There was some work to do on weightings and tolerances for the Microsoft software procurement and in reviewing bids for the GC Benefits Realisation fund, besides which my correspondence backlog had gone over a week again.
Geoff, Richard and I met with Newham’s Head of Procurement to discuss and agree our procurement approach for the NTC network commercialisation. We decided upon a negotiated competition, in preparation for which we’ll develop our market analysis, finalise technical options and advertise for proposals to meet desired outcomes based on sale of lease of network.
At one point yesterday, I found myself talking on the ‘phone to Adrian, who was in a storage room at Socitm’s Northampton offices, surrounded by mounds of reports, minutes and other documentation dating back, probably, to the formation of the Society. Clearly, another project looms; we’ll need to sort-out retention policies and Electronic Document Records management for the Society, but it also occurred to us that we need an Archivist to document Socitm’s history, before disposing of everything.
After having popped-in to a Newham colleague’s Farewell drinks do in Stratford, I went on to The Chemistry Club, at Sartoria. Francis Maude was the speaker.
Today (Wednesday) morning, the oft-postponed GC Benefits Realisation Fund Assessment Teleconference was held. The IDeA did an excellent job in reviewing and documenting the bids, of which there were 193, for our consideration. Six were agreed, unaltered, for funding, and a further four were agreed, but at less than was applied for. It was agreed that a further twelve required further information & evaluation. Forty-six of the bids were for the Libra project (for youth offending – “topped and tailed” for different YOTs). It was also agreed the IDeA should discuss some funding, probably of a pilot.
The Wednesday morning CMA Conference networking break was followed by a session entitled “Real Strategies for “Hyper Connectivity”. I felt like I’d entered a time-warp. It seemed to me that speakers wanted to hold back the tide; there was a reluctance to recognise that convergence is here; the words said “sweat your assets”, but I was pretty sure they meant “help us to continue to milk our sunk investments, rather than deploying the infrastructure you really need”; technical solutions to managing limited bandwidth to stop users gobbling it for Internet radio were advised, rather than recognising the fundamental cultural and management shift required for anytime, anywhere working enabled by Unified Communications.
Jeremy Hunt, the Shadow Secretary of State for Culture, Media and Sport, spoke a good deal of sense, and clearly knew his subject. I liked his analogy of the Internet as the digital equivalent of previous trade routes. He did, however, cause some consternation by saying, as part of the answer to a question, that “Nortel had withdrawn as a first tier 2012 sponsor”. After lunch and, I imagine, some feverish checking, it was clarified that this most certainly was not the case!
The session following lunch – “The future… moves changes and opportunities” – was as refreshing as the one before lunch was depressing.
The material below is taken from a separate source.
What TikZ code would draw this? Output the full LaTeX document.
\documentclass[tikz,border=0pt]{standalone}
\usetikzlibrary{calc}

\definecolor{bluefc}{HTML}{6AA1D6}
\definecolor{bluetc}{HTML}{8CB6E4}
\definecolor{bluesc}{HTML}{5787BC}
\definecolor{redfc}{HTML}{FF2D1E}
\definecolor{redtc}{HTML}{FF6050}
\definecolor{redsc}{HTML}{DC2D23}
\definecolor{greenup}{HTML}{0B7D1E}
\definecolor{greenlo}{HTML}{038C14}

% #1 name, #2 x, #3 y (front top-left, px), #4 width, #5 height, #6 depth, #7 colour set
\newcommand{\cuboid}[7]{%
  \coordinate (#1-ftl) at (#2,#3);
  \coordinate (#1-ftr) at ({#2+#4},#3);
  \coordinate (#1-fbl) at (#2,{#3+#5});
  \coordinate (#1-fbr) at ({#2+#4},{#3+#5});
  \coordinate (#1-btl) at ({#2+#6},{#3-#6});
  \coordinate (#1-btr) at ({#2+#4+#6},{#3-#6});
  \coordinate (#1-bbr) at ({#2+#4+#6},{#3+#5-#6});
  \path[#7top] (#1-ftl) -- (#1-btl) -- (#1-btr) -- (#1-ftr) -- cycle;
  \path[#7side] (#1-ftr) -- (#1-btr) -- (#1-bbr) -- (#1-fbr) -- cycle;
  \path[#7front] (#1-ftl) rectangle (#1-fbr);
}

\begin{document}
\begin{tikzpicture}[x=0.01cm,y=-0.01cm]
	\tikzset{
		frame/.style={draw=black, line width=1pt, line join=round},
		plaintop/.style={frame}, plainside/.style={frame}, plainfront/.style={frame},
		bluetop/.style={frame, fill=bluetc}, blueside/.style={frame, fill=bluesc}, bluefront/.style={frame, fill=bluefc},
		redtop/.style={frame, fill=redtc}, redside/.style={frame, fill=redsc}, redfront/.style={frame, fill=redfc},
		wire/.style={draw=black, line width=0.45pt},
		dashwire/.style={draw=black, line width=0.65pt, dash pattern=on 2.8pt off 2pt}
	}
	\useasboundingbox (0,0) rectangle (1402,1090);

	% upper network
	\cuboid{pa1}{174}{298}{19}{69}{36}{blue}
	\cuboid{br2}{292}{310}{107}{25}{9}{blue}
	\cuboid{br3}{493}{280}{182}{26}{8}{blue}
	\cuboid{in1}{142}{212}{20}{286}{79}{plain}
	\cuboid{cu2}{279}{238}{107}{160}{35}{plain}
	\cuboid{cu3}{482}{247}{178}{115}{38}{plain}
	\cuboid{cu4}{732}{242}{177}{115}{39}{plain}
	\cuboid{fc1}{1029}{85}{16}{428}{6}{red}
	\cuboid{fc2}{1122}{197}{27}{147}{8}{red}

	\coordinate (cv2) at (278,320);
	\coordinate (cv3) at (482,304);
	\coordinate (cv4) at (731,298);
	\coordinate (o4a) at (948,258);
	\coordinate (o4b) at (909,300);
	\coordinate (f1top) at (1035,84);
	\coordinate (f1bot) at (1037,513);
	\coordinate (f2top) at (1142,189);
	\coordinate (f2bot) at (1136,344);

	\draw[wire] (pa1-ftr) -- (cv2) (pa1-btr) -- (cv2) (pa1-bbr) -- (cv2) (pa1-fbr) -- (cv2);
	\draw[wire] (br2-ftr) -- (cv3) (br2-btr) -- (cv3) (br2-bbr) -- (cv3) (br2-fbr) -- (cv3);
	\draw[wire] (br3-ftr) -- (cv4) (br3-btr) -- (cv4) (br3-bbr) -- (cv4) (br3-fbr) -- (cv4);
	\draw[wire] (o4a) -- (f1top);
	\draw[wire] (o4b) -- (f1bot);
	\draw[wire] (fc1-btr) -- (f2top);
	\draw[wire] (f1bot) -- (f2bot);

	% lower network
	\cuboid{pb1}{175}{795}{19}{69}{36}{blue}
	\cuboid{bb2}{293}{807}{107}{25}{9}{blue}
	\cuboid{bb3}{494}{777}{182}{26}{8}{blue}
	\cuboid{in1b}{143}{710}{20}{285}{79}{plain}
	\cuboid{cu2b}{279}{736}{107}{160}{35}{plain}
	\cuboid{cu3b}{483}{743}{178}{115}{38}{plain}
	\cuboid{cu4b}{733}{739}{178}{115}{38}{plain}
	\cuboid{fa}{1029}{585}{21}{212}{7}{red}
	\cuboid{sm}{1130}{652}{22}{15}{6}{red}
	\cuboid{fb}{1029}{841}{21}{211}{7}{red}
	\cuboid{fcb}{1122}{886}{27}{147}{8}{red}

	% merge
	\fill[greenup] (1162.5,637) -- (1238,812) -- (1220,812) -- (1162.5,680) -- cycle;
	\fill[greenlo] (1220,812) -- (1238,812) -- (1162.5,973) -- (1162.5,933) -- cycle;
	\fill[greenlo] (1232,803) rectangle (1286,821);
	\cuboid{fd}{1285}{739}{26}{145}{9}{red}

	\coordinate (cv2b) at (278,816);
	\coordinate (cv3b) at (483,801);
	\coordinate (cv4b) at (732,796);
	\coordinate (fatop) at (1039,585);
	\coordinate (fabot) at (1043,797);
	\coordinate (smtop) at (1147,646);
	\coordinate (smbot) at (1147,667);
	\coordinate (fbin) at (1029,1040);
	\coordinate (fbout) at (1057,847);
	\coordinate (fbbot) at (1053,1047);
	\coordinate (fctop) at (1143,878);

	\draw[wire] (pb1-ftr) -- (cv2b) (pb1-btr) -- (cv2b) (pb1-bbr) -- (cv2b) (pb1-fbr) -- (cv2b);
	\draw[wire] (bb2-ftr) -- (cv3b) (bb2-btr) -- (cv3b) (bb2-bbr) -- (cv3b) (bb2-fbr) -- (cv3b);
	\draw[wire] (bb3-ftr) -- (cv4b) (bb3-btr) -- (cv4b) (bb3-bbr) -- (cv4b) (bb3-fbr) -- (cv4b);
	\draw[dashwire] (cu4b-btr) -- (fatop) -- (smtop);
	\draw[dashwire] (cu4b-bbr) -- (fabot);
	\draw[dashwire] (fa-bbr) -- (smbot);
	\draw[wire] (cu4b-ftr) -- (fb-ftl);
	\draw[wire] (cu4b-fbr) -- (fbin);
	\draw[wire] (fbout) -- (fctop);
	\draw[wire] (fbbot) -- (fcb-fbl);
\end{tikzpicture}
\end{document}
Mark Blowers, from Butler Group, did a commendably succinct introduction to the session, comparing our development of network infrastructure to the Winchester Building.
Bob Falconer, CEO of Gamma Telecom, talked about systemic problems in the industry – over-promising, under-delivering, costs of change, back-loaded costs etc, and suggested an alternative approach to procurement, and his company’s white label service.
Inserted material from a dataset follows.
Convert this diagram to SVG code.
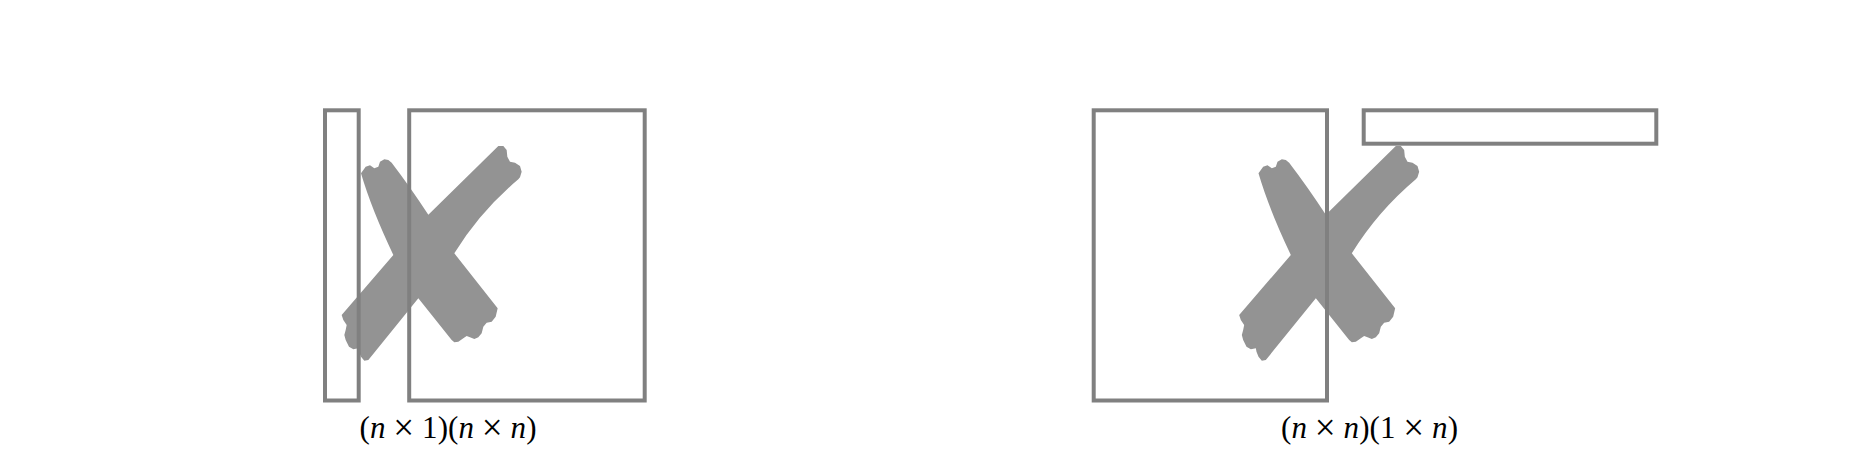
<svg xmlns="http://www.w3.org/2000/svg" xmlns:xlink="http://www.w3.org/1999/xlink" width="1853" height="452" viewBox="0 0 1853 452">
<style>
.box{fill:none;stroke:#808080;stroke-width:4}
.cross{fill:#939393;stroke:none}
.lbl{font-family:"Liberation Serif","Times New Roman",serif;font-size:31px;fill:#000}
.it{font-style:italic}
.op{font-size:37px}
</style>
<defs>
<path id="xshape" class="cross" d="M78,100 L92,80 L105,76 L118,85 L130,80 L135,65 L148,58 L160,60 L170,68 Q225,140 280,224 L490,18 L505,18 L515,30 L517,50 L525,65 L540,68 L555,78 L560,95 L555,112 L550,118 Q435,215 358,340 L488,505 L482,530 L470,545 L455,548 L445,560 L440,580 L430,592 L418,597 L405,592 L395,588 L385,595 L370,605 L358,607 L350,600 L250,475 L100,660 L88,662 L78,650 L72,635 L70,625 L55,628 L42,620 L32,600 L28,585 L32,570 L35,555 L25,540 L20,525 L175,345 Q109.5,207.5 78,100 Z"/>
</defs>
<rect width="1853" height="452" fill="#fff"/>
<g id="left-product">
  <g id="left-cross" transform="translate(335 140) scale(0.33333)"><use xlink:href="#xshape" href="#xshape"/></g>
  <g id="left-vector"><rect class="box" x="325" y="110.3" width="33.7" height="290.2"/></g>
  <g id="left-matrix"><rect class="box" x="409.2" y="110.3" width="235.5" height="290.2"/></g>
  <g id="left-label"><text class="lbl" x="359.5" y="438" textLength="177" lengthAdjust="spacing">(<tspan class="it">n</tspan> <tspan class="op" dy="2">×</tspan><tspan dy="-2"> 1)(</tspan><tspan class="it">n</tspan> <tspan class="op" dy="2">×</tspan><tspan dy="-2"> </tspan><tspan class="it">n</tspan>)</text></g>
</g>
<g id="right-product">
  <g id="right-cross" transform="translate(1232.5 140) scale(0.33333)"><use xlink:href="#xshape" href="#xshape"/></g>
  <g id="right-matrix"><rect class="box" x="1093.7" y="110.3" width="233.3" height="290.2"/></g>
  <g id="right-vector"><rect class="box" x="1363.7" y="110.3" width="292.6" height="33.4"/></g>
  <g id="right-label"><text class="lbl" x="1281" y="438" textLength="177" lengthAdjust="spacing">(<tspan class="it">n</tspan> <tspan class="op" dy="2">×</tspan><tspan dy="-2"> </tspan><tspan class="it">n</tspan>)(1 <tspan class="op" dy="2">×</tspan><tspan dy="-2"> </tspan><tspan class="it">n</tspan>)</text></g>
</g>
<g id="connectors"/>
</svg>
Stuart Hill, Vice President and Director of BT’s London 2012 delivery programme, gave a truly inspiring presentation about BT’s approach, as the Tier One Telecoms Sponsor. “Reliability ahead of heroes”, “Treat every amber as red”.
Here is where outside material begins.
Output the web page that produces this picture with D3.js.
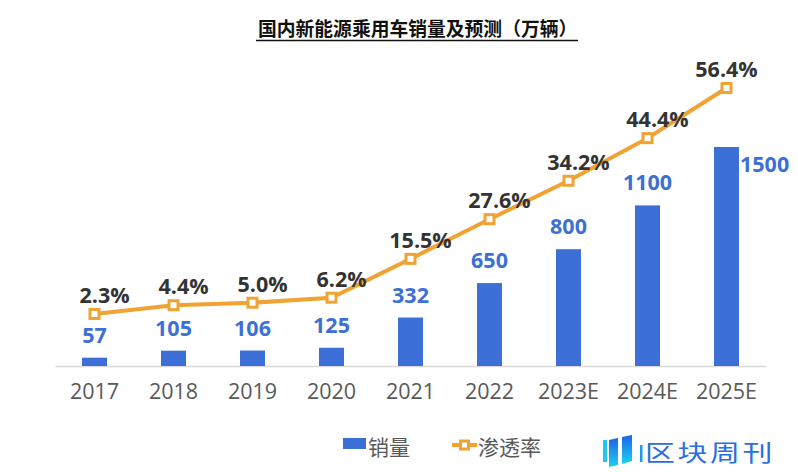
<!DOCTYPE html>
<html><head><meta charset="utf-8">
<script src="https://cdn.jsdelivr.net/npm/d3@7"></script>
<style>body{margin:0;background:#fff}svg{display:block}</style>
</head><body>
<script>
const categories = ["2017","2018","2019","2020","2021","2022","2023E","2024E","2025E"];
// bar heights / line points as drawn in the picture
const sales = [57,105,106,125,332,568,800,1100,1500];
const penetration = [2.3,4.4,5.0,6.2,15.5,25.0,34.2,44.4,56.4];
// data labels as printed
const salesLabels = ["57","105","106","125","332","650","800","1100","1500"];
const penetrationLabels = ["2.3%","4.4%","5.0%","6.2%","15.5%","27.6%","34.2%","44.4%","56.4%"];
const title = "国内新能源乘用车销量及预测（万辆）";
const legendLabels = ["销量","渗透率"];

const W=798,H=472;
const blue="#3C70D6", orange="#F0A232";
const svg=d3.select("body").append("svg").attr("width",W).attr("height",H);

const x=d3.scaleBand().domain(categories).range([55,766]);
const y=d3.scaleLinear().domain([0,1600]).range([366,132.4]);
const yp=d3.scaleLinear().domain([0,60]).range([323.6,73]);
const bw=25;

// title
svg.append("text").attr("x",258).attr("y",35.5).attr("text-anchor","start")
 .attr("font-family","Noto Sans CJK SC").attr("font-weight","bold").attr("font-size",18.8)
 .attr("fill","#111").text(title);
svg.append("line").attr("x1",256).attr("x2",578).attr("y1",40.5).attr("y2",40.5).attr("stroke","#111").attr("stroke-width",1.3);

// axis
const ax=svg.append("g").attr("transform","translate(0,366)").call(d3.axisBottom(x).tickSize(0).tickPadding(18));
ax.select(".domain").attr("stroke","#D9D9D9").attr("stroke-width",1.5);
ax.selectAll("text").attr("font-family","Open Sans, Noto Sans").attr("font-size",21.5).attr("fill","#595959");

// bars
svg.selectAll("rect.bar").data(sales).join("rect").attr("class","bar")
 .attr("x",(d,i)=>x(categories[i])+x.bandwidth()/2-bw/2).attr("width",bw)
 .attr("y",d=>y(d)).attr("height",d=>y(0)-y(d)).attr("fill",blue);

// bar labels
const last=sales.length-1;
svg.selectAll("text.bl").data(sales).join("text").attr("class","bl")
 .attr("x",(d,i)=>x(categories[i])+x.bandwidth()/2+(i===last?bw/2+1:0))
 .attr("y",(d,i)=>i===last?y(d)+25:y(d)-15)
 .attr("text-anchor",(d,i)=>i===last?"start":"middle")
 .attr("font-family","Open Sans").attr("font-weight","bold").attr("font-size",21.5)
 .attr("fill",blue).text((d,i)=>salesLabels[i]);

// line
const cx=i=>x(categories[i])+x.bandwidth()/2;
const line=d3.line().x((d,i)=>cx(i)).y(d=>yp(d));
svg.append("path").datum(penetration).attr("d",line).attr("fill","none")
 .attr("stroke",orange).attr("stroke-width",4).attr("stroke-linejoin","round");
svg.selectAll("rect.mk").data(penetration).join("rect").attr("class","mk")
 .attr("x",(d,i)=>cx(i)-4.5).attr("y",d=>yp(d)-4.5).attr("width",9).attr("height",9)
 .attr("fill","#fff").attr("stroke",orange).attr("stroke-width",3);
svg.selectAll("text.pl").data(penetration).join("text").attr("class","pl")
 .attr("x",(d,i)=>cx(i)+(i===last?0:10)).attr("y",d=>yp(d)-11)
 .attr("text-anchor","middle").attr("font-family","Open Sans").attr("font-weight","bold")
 .attr("font-size",21.5).attr("fill","#333").text((d,i)=>penetrationLabels[i]);

// legend
const lg=svg.append("g");
lg.append("rect").attr("x",343).attr("y",438).attr("width",23).attr("height",11).attr("fill",blue);
lg.append("text").attr("x",368).attr("y",455).attr("font-family","Noto Sans CJK SC").attr("font-size",21).attr("fill","#595959").text(legendLabels[0]);
lg.append("line").attr("x1",452).attr("x2",477).attr("y1",445).attr("y2",445).attr("stroke",orange).attr("stroke-width",4);
lg.append("rect").attr("x",460.5).attr("y",441).attr("width",8).attr("height",8).attr("fill","#fff").attr("stroke",orange).attr("stroke-width",3);
lg.append("text").attr("x",478).attr("y",455).attr("font-family","Noto Sans CJK SC").attr("font-size",21).attr("fill","#595959").text(legendLabels[1]);

// logo
const defs=svg.append("defs");
const gr=defs.append("linearGradient").attr("id","lg").attr("x1",0).attr("y1",1).attr("x2",0).attr("y2",0);
gr.append("stop").attr("offset","0%").attr("stop-color","#19D3F0");
gr.append("stop").attr("offset","100%").attr("stop-color","#1E63E8");
const logo=svg.append("g");
logo.append("rect").attr("x",603).attr("y",440).attr("width",4).attr("height",22).attr("fill","#1FC8F2");
logo.append("path").attr("d","M609,440 L618,438 L618,465 L609,467 Z").attr("fill","url(#lg)");
logo.append("path").attr("d","M622,437 L632,435 L632,461 L622,464 Z").attr("fill","url(#lg)");
logo.append("rect").attr("x",640).attr("y",445).attr("width",2.5).attr("height",17).attr("fill","#1E9BEA");
logo.append("text").attr("transform","translate(645,461) scale(1.3,1)")
 .attr("font-family","Noto Sans CJK SC").attr("font-size",23).attr("letter-spacing",2)
 .attr("fill","#2A6FE0").text("区块周刊");
</script>
</body></html>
Kevin Russell, CEO of “3” Mobile highlighted some of the absurdities in mobile data regulation and pricing, and illustrated the major daily evening peak in mobile data traffic that’s apparently down to home use.
You may have seen today’s announcement of new Government Policy on Open Source software. A number of journalists have been enquiring after my views!
Well, I’ve had a couple of long days so these aren’t fully thought-through, but my more-or-less “off the cuff” reactions are:
- Open Standards are definitely required.
- I don’t like the term “Open Source”. It’s misleading; what many people mean is “anything but Microsoft”; few businesses actually use open source directly – they buy software derived from open source that has been commercially packaged and sold with support, which, in practice, is little different to licensed software.
- Nevertheless, competition is great for keeping suppliers focussed on delivering customer value, and “Open Source” has certainly played its part.
- All the same, software is only one part of the Total Cost of Ownership equation; don’t consider it in isolation, but as part of the full TCO and lifecycle costs.
- “Open Source” software development, in my experience, lags proprietary development by several years. I don’t think we could achieve the anytime, anywhere fixed and mobile infrastructure with tele-presence we require, now, for flexible and new ways of working using only Open Source.
- I agree with reuse, and it’s a very significant factor in the Microsoft Public Sector software licensing project I’m involved in (and not allowed to talk about).
- If it works for you – fine. I wouldn’t rule-out so-called “Open Source”; Newham has used it for some applications since the time it did its deal with Microsoft (probably the first UK public sector procurement of Microsoft as a supplier) and continues to do so.